States reassess whether to conform to federal tax changes. As The New York Times reports, states across the country are reevaluating whether to align their tax codes with recent federal changes enacted under last year’s reconciliation law. Because most states use federal definitions of income as a starting point, new deductions for overtime pay, tips, and certain business investments could reduce state tax bases unless lawmakers act. Some states, including Colorado and Delaware, have already moved to exclude specific federal provisions to avoid revenue losses, while others are weighing broader reforms. The debate highlights a longstanding tension: conformity simplifies compliance and administration, but states retain discretion to adjust their tax codes to reflect local fiscal priorities.
Congress blocks District of Columbia from decoupling from federal tax cuts. Congress voted 49–47 to overturn a DC law that would have decoupled the District’s tax code from federal tax cuts enacted in 2025, a rare use of its authority under the Home Rule Act. The move is expected to reduce District revenue by roughly $600 million through 2029 and halts plans for a locally funded child tax credit and expanded earned income tax credit that researchers estimated would benefit about 78,000 children. City officials warned the mid-filing-season change could force taxpayers to refile returns and potentially suspend tax processing for months while forms and software are updated.

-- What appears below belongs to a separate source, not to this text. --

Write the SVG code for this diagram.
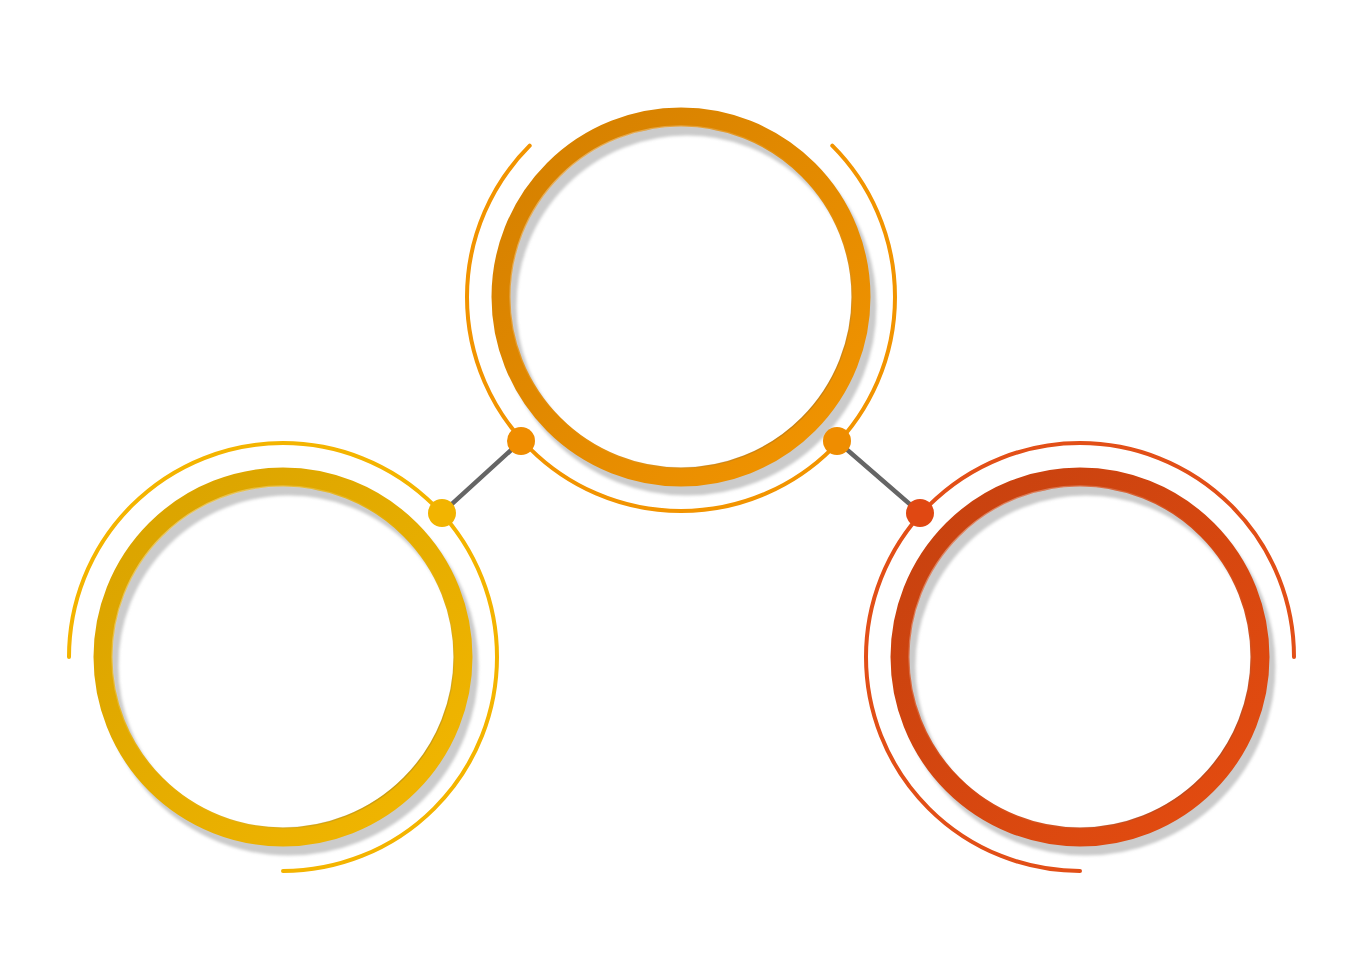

Wisconsin leaders negotiate property tax relief amid veto dispute. In Wisconsin, talks continue between Gov. Tony Evers (D) and Republican legislative leaders over property tax relief and school funding. At issue is Evers’ prior partial veto that extended school revenue limit increases for what critics call “400 years.” Evers has reportedly offered to support about $550 million in school levy tax credits and nearly $97 million to exempt cash tips from income taxes in exchange for additional school funding, tapping a projected $2.5 billion surplus. Senate Majority Leader Devin LeMahieu (R), however, has said the Senate will not approve a property tax package without addressing the veto.